When we were outside, about an hour ago, I noticed that there weren’t too many free standing structures in the Ponevan skyline.
“Not much survived when the bomb came.” She gave me a stern gaze. “But whatever the balefire didn’t kill … we need to steer clear of it.” Candy Cane drew her submachine gun, flipped the safety off, and chambered a round.
I drew my pistol as well, and did the same. Candy Cane swirled her silvery magic around Summer Smiles’ map and pulled it apart, levitating to me one half and keeping the other.
“Don’t lose it.” Candy Cane hesitated for a moment, eyeing her hooves. “If we get caught … you need to destroy it … okay?”
I gulped as I held my half gingerly in my hooves.
“Caught by what? We’re nowhere near any of the plantations or their dogs,” I said, hoping she wouldn’t answer.
But she did.
“By whatever is still crawling around out there,” Candy Cane said simply.
She got to her four hooves and led me through yet another partially-collapsed tunnel with a black, opaque hole at its end – our exit. Another. Partially. Collapsed. Tunnel. It was something she seemed completely used to. Me? Not so much. The last thing I wanted was to get pancaked by a cave in.
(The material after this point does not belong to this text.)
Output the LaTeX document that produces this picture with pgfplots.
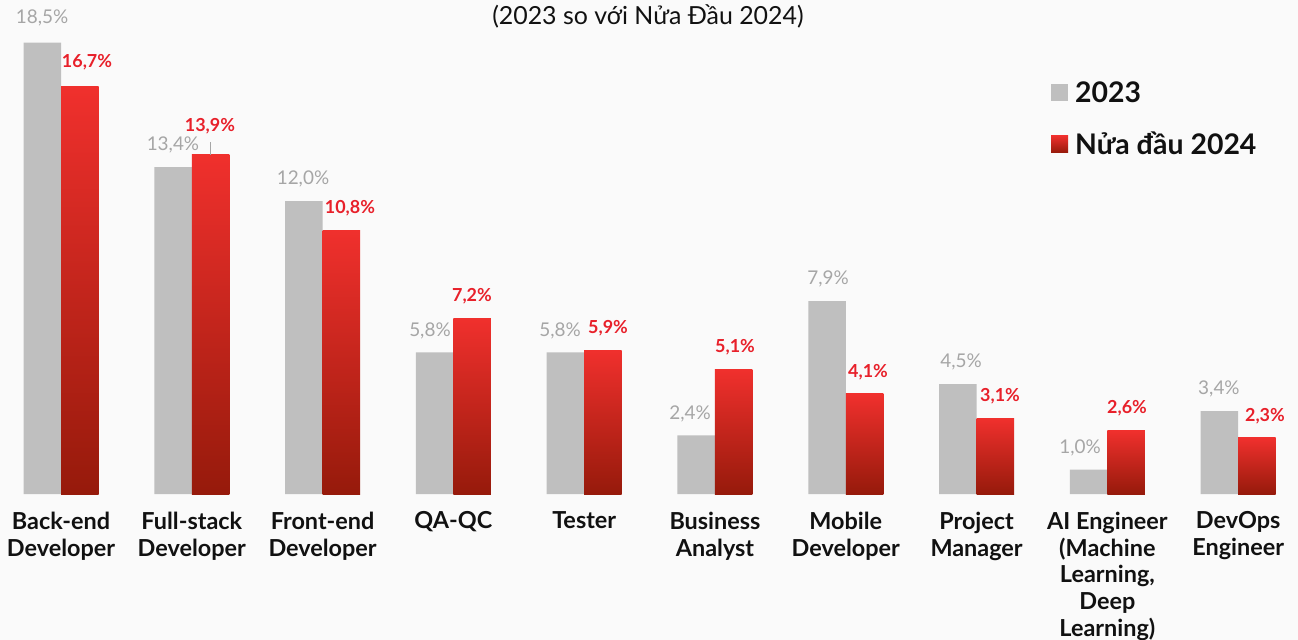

But getting crushed by rocks was the least of my worries. Especially not in that forsaken place.
I paused for a moment to replace the batteries of my flashlight. They were completely drained. I started after her, checking my pistol and ejecting its magazine to eyeball the rounds loaded within.
“Red Dawn?” someone whispered, close enough to feel its glacial breath against the inside of my ear.
Chills skittered down my spine. Dense trails of mist seethed from my lips with every shallow breath I took.
I shook my head.
My horn glowed wearily and I slid my magazine home, making my way toward Candy Cane who was waiting for me – halfway down the tunnel.
Behind me, I heard the faint sounds of crumbling rocks shifting underhoof.